> _Set task_
Can all of these lines be returned exactly?

+++

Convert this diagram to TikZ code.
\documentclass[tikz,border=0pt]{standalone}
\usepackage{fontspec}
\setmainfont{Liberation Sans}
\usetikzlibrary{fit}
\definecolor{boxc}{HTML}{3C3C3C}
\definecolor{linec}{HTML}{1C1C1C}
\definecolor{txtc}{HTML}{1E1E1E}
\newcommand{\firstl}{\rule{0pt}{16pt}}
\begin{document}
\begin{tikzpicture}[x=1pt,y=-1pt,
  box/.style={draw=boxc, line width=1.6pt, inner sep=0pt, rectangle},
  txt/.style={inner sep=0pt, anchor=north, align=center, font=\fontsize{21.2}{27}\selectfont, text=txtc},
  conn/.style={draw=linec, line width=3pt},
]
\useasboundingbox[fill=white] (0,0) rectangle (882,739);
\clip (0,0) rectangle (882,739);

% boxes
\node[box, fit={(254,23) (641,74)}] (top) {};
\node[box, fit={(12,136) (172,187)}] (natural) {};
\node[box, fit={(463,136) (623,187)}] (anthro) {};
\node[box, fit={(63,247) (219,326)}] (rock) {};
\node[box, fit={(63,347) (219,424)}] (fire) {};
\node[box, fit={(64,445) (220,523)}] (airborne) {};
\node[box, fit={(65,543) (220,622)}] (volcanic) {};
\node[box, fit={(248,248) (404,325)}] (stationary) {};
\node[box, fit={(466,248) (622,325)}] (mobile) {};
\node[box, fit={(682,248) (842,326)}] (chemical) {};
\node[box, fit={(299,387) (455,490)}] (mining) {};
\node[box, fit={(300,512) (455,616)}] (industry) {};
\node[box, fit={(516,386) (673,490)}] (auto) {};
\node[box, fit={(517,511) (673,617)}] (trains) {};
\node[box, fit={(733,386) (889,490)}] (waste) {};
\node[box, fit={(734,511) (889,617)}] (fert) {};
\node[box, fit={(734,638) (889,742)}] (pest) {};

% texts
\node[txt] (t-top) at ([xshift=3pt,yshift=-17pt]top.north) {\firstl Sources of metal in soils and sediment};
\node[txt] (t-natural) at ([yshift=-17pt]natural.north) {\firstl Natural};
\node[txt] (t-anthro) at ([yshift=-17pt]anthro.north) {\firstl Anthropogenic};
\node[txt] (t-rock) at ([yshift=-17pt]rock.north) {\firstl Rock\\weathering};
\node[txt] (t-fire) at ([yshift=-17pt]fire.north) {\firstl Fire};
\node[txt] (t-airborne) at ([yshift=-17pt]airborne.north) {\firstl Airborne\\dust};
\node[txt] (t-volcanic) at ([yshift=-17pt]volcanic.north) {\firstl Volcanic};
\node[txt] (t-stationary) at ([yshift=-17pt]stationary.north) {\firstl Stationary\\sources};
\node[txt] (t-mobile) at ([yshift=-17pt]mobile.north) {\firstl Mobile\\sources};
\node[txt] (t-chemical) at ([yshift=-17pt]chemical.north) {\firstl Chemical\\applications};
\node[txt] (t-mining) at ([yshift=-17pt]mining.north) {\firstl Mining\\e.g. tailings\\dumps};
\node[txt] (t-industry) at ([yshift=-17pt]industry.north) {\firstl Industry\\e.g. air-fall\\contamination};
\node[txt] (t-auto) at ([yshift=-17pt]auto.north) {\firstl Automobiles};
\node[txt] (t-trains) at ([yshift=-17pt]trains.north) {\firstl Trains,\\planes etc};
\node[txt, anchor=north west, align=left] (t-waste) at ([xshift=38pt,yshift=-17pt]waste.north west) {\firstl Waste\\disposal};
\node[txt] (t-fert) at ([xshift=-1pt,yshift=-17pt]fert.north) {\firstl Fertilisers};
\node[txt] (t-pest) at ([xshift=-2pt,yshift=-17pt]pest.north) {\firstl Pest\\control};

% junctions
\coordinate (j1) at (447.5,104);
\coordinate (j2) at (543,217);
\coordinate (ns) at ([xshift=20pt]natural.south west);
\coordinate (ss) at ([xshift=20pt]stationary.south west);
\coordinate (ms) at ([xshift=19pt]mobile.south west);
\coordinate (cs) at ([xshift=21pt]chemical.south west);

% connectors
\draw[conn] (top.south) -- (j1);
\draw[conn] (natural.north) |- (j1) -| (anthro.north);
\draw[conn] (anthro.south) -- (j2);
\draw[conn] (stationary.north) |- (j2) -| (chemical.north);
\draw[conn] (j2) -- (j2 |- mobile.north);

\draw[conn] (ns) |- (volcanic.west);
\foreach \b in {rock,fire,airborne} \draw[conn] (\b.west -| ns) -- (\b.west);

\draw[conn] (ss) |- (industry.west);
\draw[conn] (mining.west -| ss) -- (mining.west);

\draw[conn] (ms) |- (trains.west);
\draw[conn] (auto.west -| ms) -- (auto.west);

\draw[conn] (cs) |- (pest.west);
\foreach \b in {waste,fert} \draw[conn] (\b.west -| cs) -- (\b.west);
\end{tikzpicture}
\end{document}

+++

> _Solution to this task_
Convert this diagram to TikZ code.
\documentclass[tikz,border=0pt]{standalone}
\usepackage{fontspec}
\setmainfont{Liberation Sans}
\usetikzlibrary{fit}
\definecolor{boxc}{HTML}{3C3C3C}
\definecolor{linec}{HTML}{1C1C1C}
\definecolor{txtc}{HTML}{1E1E1E}
\newcommand{\firstl}{\rule{0pt}{16pt}}
\begin{document}
\begin{tikzpicture}[x=1pt,y=-1pt,
  box/.style={draw=boxc, line width=1.6pt, inner sep=0pt, rectangle},
  txt/.style={inner sep=0pt, anchor=north, align=center, font=\fontsize{21.2}{27}\selectfont, text=txtc},
  conn/.style={draw=linec, line width=3pt},
]
\useasboundingbox[fill=white] (0,0) rectangle (882,739);
\clip (0,0) rectangle (882,739);

% boxes
\node[box, fit={(254,23) (641,74)}] (top) {};
\node[box, fit={(12,136) (172,187)}] (natural) {};
\node[box, fit={(463,136) (623,187)}] (anthro) {};
\node[box, fit={(63,247) (219,326)}] (rock) {};
\node[box, fit={(63,347) (219,424)}] (fire) {};
\node[box, fit={(64,445) (220,523)}] (airborne) {};
\node[box, fit={(65,543) (220,622)}] (volcanic) {};
\node[box, fit={(248,248) (404,325)}] (stationary) {};
\node[box, fit={(466,248) (622,325)}] (mobile) {};
\node[box, fit={(682,248) (842,326)}] (chemical) {};
\node[box, fit={(299,387) (455,490)}] (mining) {};
\node[box, fit={(300,512) (455,616)}] (industry) {};
\node[box, fit={(516,386) (673,490)}] (auto) {};
\node[box, fit={(517,511) (673,617)}] (trains) {};
\node[box, fit={(733,386) (889,490)}] (waste) {};
\node[box, fit={(734,511) (889,617)}] (fert) {};
\node[box, fit={(734,638) (889,742)}] (pest) {};

% texts
\node[txt] (t-top) at ([xshift=3pt,yshift=-17pt]top.north) {\firstl Sources of metal in soils and sediment};
\node[txt] (t-natural) at ([yshift=-17pt]natural.north) {\firstl Natural};
\node[txt] (t-anthro) at ([yshift=-17pt]anthro.north) {\firstl Anthropogenic};
\node[txt] (t-rock) at ([yshift=-17pt]rock.north) {\firstl Rock\\weathering};
\node[txt] (t-fire) at ([yshift=-17pt]fire.north) {\firstl Fire};
\node[txt] (t-airborne) at ([yshift=-17pt]airborne.north) {\firstl Airborne\\dust};
\node[txt] (t-volcanic) at ([yshift=-17pt]volcanic.north) {\firstl Volcanic};
\node[txt] (t-stationary) at ([yshift=-17pt]stationary.north) {\firstl Stationary\\sources};
\node[txt] (t-mobile) at ([yshift=-17pt]mobile.north) {\firstl Mobile\\sources};
\node[txt] (t-chemical) at ([yshift=-17pt]chemical.north) {\firstl Chemical\\applications};
\node[txt] (t-mining) at ([yshift=-17pt]mining.north) {\firstl Mining\\e.g. tailings\\dumps};
\node[txt] (t-industry) at ([yshift=-17pt]industry.north) {\firstl Industry\\e.g. air-fall\\contamination};
\node[txt] (t-auto) at ([yshift=-17pt]auto.north) {\firstl Automobiles};
\node[txt] (t-trains) at ([yshift=-17pt]trains.north) {\firstl Trains,\\planes etc};
\node[txt, anchor=north west, align=left] (t-waste) at ([xshift=38pt,yshift=-17pt]waste.north west) {\firstl Waste\\disposal};
\node[txt] (t-fert) at ([xshift=-1pt,yshift=-17pt]fert.north) {\firstl Fertilisers};
\node[txt] (t-pest) at ([xshift=-2pt,yshift=-17pt]pest.north) {\firstl Pest\\control};

% junctions
\coordinate (j1) at (447.5,104);
\coordinate (j2) at (543,217);
\coordinate (ns) at ([xshift=20pt]natural.south west);
\coordinate (ss) at ([xshift=20pt]stationary.south west);
\coordinate (ms) at ([xshift=19pt]mobile.south west);
\coordinate (cs) at ([xshift=21pt]chemical.south west);

% connectors
\draw[conn] (top.south) -- (j1);
\draw[conn] (natural.north) |- (j1) -| (anthro.north);
\draw[conn] (anthro.south) -- (j2);
\draw[conn] (stationary.north) |- (j2) -| (chemical.north);
\draw[conn] (j2) -- (j2 |- mobile.north);

\draw[conn] (ns) |- (volcanic.west);
\foreach \b in {rock,fire,airborne} \draw[conn] (\b.west -| ns) -- (\b.west);

\draw[conn] (ss) |- (industry.west);
\draw[conn] (mining.west -| ss) -- (mining.west);

\draw[conn] (ms) |- (trains.west);
\draw[conn] (auto.west -| ms) -- (auto.west);

\draw[conn] (cs) |- (pest.west);
\foreach \b in {waste,fert} \draw[conn] (\b.west -| cs) -- (\b.west);
\end{tikzpicture}
\end{document}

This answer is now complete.